* [Dataset extract]:
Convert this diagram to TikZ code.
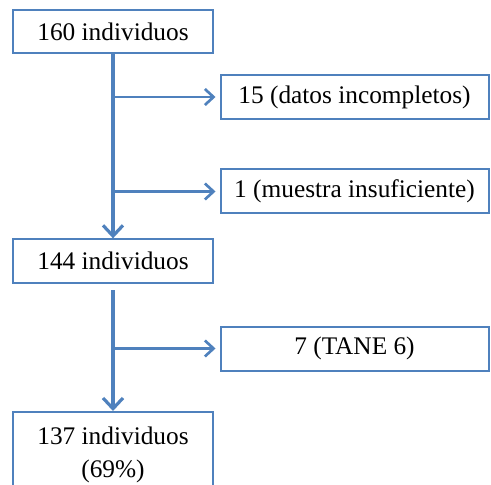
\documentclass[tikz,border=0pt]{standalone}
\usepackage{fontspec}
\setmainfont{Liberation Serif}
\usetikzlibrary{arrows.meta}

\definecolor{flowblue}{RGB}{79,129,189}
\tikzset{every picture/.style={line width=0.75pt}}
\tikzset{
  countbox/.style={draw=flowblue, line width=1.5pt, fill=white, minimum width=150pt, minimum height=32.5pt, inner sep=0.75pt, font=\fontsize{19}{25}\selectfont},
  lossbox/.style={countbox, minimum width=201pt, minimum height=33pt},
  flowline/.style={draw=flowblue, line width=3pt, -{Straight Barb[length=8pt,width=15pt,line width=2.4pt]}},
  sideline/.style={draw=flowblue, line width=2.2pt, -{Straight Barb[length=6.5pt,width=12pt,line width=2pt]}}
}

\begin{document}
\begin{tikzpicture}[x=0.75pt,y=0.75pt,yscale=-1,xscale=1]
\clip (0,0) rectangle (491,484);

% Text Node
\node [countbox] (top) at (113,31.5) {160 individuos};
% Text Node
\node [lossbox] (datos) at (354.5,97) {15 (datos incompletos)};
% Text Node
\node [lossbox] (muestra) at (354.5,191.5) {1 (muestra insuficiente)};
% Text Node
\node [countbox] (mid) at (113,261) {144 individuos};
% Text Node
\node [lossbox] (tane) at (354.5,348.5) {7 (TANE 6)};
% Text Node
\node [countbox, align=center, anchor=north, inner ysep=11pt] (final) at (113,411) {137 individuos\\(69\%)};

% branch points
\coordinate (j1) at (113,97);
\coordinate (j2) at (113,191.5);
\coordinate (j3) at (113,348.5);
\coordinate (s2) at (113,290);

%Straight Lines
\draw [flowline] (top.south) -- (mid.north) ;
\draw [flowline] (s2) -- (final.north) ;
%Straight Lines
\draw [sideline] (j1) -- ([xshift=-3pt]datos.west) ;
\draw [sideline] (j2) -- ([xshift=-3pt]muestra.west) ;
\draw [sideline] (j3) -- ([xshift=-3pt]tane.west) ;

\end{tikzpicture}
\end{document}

* [Your instructions]: Repeat the data exactly, dropping every picture it holds.

* [Exercise solution]:
Convert this diagram to TikZ code.
\documentclass[tikz,border=0pt]{standalone}
\usepackage{fontspec}
\setmainfont{Liberation Serif}
\usetikzlibrary{arrows.meta}

\definecolor{flowblue}{RGB}{79,129,189}
\tikzset{every picture/.style={line width=0.75pt}}
\tikzset{
  countbox/.style={draw=flowblue, line width=1.5pt, fill=white, minimum width=150pt, minimum height=32.5pt, inner sep=0.75pt, font=\fontsize{19}{25}\selectfont},
  lossbox/.style={countbox, minimum width=201pt, minimum height=33pt},
  flowline/.style={draw=flowblue, line width=3pt, -{Straight Barb[length=8pt,width=15pt,line width=2.4pt]}},
  sideline/.style={draw=flowblue, line width=2.2pt, -{Straight Barb[length=6.5pt,width=12pt,line width=2pt]}}
}

\begin{document}
\begin{tikzpicture}[x=0.75pt,y=0.75pt,yscale=-1,xscale=1]
\clip (0,0) rectangle (491,484);

% Text Node
\node [countbox] (top) at (113,31.5) {160 individuos};
% Text Node
\node [lossbox] (datos) at (354.5,97) {15 (datos incompletos)};
% Text Node
\node [lossbox] (muestra) at (354.5,191.5) {1 (muestra insuficiente)};
% Text Node
\node [countbox] (mid) at (113,261) {144 individuos};
% Text Node
\node [lossbox] (tane) at (354.5,348.5) {7 (TANE 6)};
% Text Node
\node [countbox, align=center, anchor=north, inner ysep=11pt] (final) at (113,411) {137 individuos\\(69\%)};

% branch points
\coordinate (j1) at (113,97);
\coordinate (j2) at (113,191.5);
\coordinate (j3) at (113,348.5);
\coordinate (s2) at (113,290);

%Straight Lines
\draw [flowline] (top.south) -- (mid.north) ;
\draw [flowline] (s2) -- (final.north) ;
%Straight Lines
\draw [sideline] (j1) -- ([xshift=-3pt]datos.west) ;
\draw [sideline] (j2) -- ([xshift=-3pt]muestra.west) ;
\draw [sideline] (j3) -- ([xshift=-3pt]tane.west) ;

\end{tikzpicture}
\end{document}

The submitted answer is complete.